Requirement:
In the material below, count the lines with the word "chart" and state that number only.

Begin

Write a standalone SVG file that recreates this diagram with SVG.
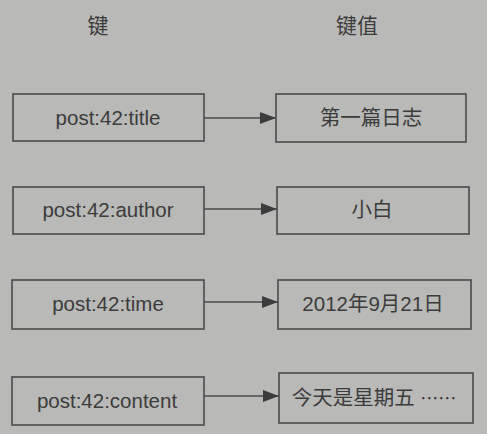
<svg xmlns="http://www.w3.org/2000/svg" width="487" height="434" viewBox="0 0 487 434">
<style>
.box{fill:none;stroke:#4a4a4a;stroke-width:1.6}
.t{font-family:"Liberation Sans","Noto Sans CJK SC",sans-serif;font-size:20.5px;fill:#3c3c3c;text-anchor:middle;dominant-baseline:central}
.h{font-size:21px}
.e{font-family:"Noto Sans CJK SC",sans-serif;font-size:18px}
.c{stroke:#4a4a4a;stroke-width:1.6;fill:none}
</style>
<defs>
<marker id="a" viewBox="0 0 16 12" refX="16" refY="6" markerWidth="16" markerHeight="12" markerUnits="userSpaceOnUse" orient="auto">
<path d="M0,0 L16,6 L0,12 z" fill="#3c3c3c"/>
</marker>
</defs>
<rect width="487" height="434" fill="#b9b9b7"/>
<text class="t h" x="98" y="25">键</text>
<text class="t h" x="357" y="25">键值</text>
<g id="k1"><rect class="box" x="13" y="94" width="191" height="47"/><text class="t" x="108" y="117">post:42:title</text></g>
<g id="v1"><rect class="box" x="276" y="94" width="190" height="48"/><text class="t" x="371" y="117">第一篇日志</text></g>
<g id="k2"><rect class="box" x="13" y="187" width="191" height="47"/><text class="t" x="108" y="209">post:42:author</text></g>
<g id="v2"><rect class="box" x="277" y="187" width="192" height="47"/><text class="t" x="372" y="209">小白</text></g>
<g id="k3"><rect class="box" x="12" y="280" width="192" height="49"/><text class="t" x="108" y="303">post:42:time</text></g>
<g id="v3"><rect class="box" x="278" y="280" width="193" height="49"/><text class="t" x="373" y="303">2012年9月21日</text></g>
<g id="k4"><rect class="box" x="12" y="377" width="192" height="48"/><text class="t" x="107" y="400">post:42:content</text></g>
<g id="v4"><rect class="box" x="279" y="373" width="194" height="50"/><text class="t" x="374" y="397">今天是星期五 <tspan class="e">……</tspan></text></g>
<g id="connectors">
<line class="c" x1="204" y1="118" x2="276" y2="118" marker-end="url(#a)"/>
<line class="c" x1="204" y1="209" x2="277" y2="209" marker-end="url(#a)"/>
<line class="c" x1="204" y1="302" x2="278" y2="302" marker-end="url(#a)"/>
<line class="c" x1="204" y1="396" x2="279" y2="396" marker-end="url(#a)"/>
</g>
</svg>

End
Begin

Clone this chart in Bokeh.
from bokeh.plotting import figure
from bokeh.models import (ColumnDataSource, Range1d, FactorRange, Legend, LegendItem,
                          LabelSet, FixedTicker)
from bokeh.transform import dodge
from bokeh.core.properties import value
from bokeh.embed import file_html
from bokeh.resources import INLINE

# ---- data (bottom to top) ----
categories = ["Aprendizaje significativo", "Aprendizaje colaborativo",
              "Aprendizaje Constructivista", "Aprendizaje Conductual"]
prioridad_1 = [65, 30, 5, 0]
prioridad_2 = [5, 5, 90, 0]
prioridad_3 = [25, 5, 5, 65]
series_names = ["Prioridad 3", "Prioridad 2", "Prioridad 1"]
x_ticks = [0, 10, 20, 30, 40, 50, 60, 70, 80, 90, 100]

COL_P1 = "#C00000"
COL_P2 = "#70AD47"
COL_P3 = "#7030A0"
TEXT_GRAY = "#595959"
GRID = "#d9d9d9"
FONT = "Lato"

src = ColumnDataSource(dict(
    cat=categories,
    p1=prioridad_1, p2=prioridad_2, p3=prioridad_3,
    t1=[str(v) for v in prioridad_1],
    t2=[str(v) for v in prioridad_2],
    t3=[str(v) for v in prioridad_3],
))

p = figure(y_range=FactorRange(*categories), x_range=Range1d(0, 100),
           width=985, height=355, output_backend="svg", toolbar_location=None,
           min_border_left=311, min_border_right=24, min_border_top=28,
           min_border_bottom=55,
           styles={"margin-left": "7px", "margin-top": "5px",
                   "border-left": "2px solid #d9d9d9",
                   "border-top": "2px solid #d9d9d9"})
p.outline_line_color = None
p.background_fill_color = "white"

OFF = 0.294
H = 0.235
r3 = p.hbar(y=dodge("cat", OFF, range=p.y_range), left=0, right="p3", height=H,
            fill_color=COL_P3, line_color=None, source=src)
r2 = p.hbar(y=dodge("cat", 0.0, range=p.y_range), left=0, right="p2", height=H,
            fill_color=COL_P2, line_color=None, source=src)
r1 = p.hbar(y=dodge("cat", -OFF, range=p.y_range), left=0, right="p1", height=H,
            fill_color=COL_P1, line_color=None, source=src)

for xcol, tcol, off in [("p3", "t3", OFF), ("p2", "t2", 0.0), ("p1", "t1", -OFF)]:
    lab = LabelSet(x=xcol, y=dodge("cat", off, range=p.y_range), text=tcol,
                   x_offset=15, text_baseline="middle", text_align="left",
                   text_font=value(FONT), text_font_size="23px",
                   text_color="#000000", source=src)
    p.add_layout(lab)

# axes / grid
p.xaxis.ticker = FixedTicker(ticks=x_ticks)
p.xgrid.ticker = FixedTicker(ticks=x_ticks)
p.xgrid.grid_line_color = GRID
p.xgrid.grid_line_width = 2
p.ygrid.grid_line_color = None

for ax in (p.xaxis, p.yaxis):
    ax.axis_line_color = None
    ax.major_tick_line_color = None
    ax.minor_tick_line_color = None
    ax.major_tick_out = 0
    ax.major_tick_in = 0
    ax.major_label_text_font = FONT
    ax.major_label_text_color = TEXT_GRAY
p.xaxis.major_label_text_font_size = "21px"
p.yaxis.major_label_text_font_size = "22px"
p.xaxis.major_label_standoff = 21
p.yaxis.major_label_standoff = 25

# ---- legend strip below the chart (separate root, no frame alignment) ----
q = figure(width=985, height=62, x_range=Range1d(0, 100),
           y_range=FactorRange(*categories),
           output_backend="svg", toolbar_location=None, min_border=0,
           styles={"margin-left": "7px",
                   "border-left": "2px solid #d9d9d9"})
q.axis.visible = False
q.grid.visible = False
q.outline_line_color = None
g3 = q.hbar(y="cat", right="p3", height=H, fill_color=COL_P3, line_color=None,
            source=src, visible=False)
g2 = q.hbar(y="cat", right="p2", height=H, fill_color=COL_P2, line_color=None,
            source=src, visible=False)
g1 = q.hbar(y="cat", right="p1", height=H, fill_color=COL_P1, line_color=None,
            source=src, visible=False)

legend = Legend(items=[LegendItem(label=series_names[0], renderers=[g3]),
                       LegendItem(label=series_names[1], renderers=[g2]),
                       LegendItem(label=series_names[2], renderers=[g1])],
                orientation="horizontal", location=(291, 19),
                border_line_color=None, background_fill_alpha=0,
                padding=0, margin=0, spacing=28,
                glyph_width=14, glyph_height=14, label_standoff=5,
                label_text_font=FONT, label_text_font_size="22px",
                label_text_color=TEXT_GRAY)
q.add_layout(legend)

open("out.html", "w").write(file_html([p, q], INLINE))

End

Response:
2